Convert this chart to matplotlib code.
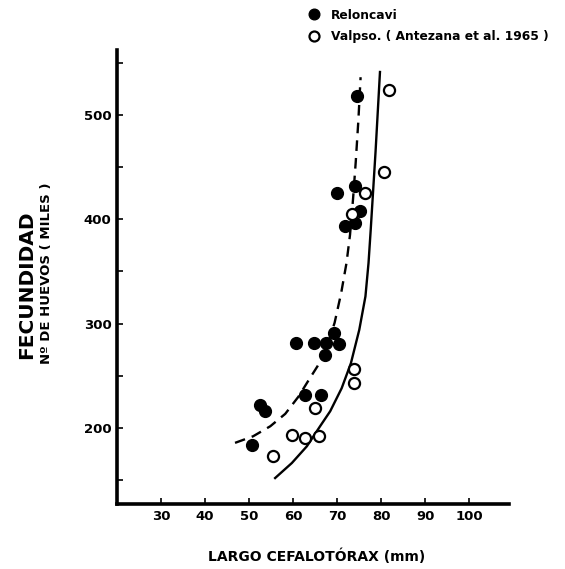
import numpy as np
import matplotlib
matplotlib.use("Agg")
import matplotlib.pyplot as plt

# Reloncavi (filled circles)
relon_x = [50.6, 52.5, 53.6, 60.6, 64.8, 67.4, 69.3, 70.5, 67.3, 62.7, 66.3,
           74.5, 69.9, 74.1, 75.1, 71.8, 74.1]
relon_y = [184, 222, 216, 281.5, 281.5, 281.5, 291, 280, 270, 232, 232,
           518, 425, 431.7, 407.8, 393, 396]

# Valparaiso (open circles)
valp_x = [55.5, 59.7, 62.7, 65.8, 65.0, 73.7, 73.7, 81.7, 80.5, 76.4, 73.3]
valp_y = [172.8, 193.6, 190.4, 192, 219, 256, 243, 524, 445, 425, 404.5]

# fitted curves
dash_x = [46.8, 50.9, 54.8, 58.2, 61.2, 63.4, 65.5, 67.4, 69.4, 70.9, 72.1,
          72.9, 73.6, 74.2, 74.8, 75.3]
dash_y = [185.7, 192, 201.6, 213.5, 230, 245, 259, 275, 300.7, 329.4, 358,
          385, 420, 455, 495, 536]
solid_x = [55.9, 59.7, 63.1, 66.1, 68.4, 71.0, 73.1, 75.0, 76.4, 77.1, 77.6,
           78.7, 79.7]
solid_y = [152, 166.4, 182.4, 201.6, 216, 238, 262, 294, 326, 358, 390,
           465, 541]

xticks = [30, 40, 50, 60, 70, 80, 90, 100]
yticks = [150, 200, 250, 300, 350, 400, 450, 500, 550]
ylabels = ["", "200", "", "300", "", "400", "", "500", ""]

plt.rcParams['font.family'] = ['DejaVu Sans']
plt.rcParams['font.weight'] = 'bold'

fig = plt.figure(figsize=(5.65, 5.69), dpi=100)
ax = fig.add_axes([0.207, 0.114, 0.694, 0.798])

ax.plot(dash_x, dash_y, color='black', lw=1.7, ls=(0, (4.5, 3)))
ax.plot(solid_x, solid_y, color='black', lw=1.7)
ax.plot(relon_x, relon_y, 'o', color='black', ms=8.5, label='Reloncavi')
ax.plot(valp_x, valp_y, 'o', mfc='white', mec='black', mew=1.6, ms=8,
        label='Valpso. ( Antezana et al. 1965 )')

ax.set_xlim(20, 109)
ax.set_ylim(127, 562)
ax.set_xticks(xticks)
ax.set_yticks(yticks)
ax.set_yticklabels(ylabels)
for s in ['top', 'right']:
    ax.spines[s].set_visible(False)
for s in ['left', 'bottom']:
    ax.spines[s].set_linewidth(2.6)
ax.tick_params(axis='both', direction='in', length=4, width=1.2,
               labelsize=9.5, pad=4)

fig.text(0.048, 0.50, "FECUNDIDAD", rotation=90, ha='center', va='center',
         fontsize=14.5, fontweight='bold')
fig.text(0.082, 0.52, "Nº DE HUEVOS ( MILES )", rotation=90, ha='center',
         va='center', fontsize=9.5, fontweight='bold')
fig.text(0.56, 0.022, "LARGO CEFALOTÓRAX (mm)", ha='center', va='center',
         fontsize=10, fontweight='bold')

ax.legend(loc='upper left', bbox_to_anchor=(0.53, 1.0),
          bbox_transform=fig.transFigure, frameon=False, fontsize=8.8,
          handletextpad=0.9, labelspacing=0.7, borderpad=0.2,
          handlelength=1.0, markerscale=0.9)

fig.savefig("out.png", dpi=100)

★ ★ ★ ★ ★

- Work required -
Write out the lines from the start of the material to the line with "445, 425, 404.5]", inclusive and exactly. Skip the pictures.

- Task answer -
Convert this chart to matplotlib code.
import numpy as np
import matplotlib
matplotlib.use("Agg")
import matplotlib.pyplot as plt

# Reloncavi (filled circles)
relon_x = [50.6, 52.5, 53.6, 60.6, 64.8, 67.4, 69.3, 70.5, 67.3, 62.7, 66.3,
           74.5, 69.9, 74.1, 75.1, 71.8, 74.1]
relon_y = [184, 222, 216, 281.5, 281.5, 281.5, 291, 280, 270, 232, 232,
           518, 425, 431.7, 407.8, 393, 396]

# Valparaiso (open circles)
valp_x = [55.5, 59.7, 62.7, 65.8, 65.0, 73.7, 73.7, 81.7, 80.5, 76.4, 73.3]
valp_y = [172.8, 193.6, 190.4, 192, 219, 256, 243, 524, 445, 425, 404.5]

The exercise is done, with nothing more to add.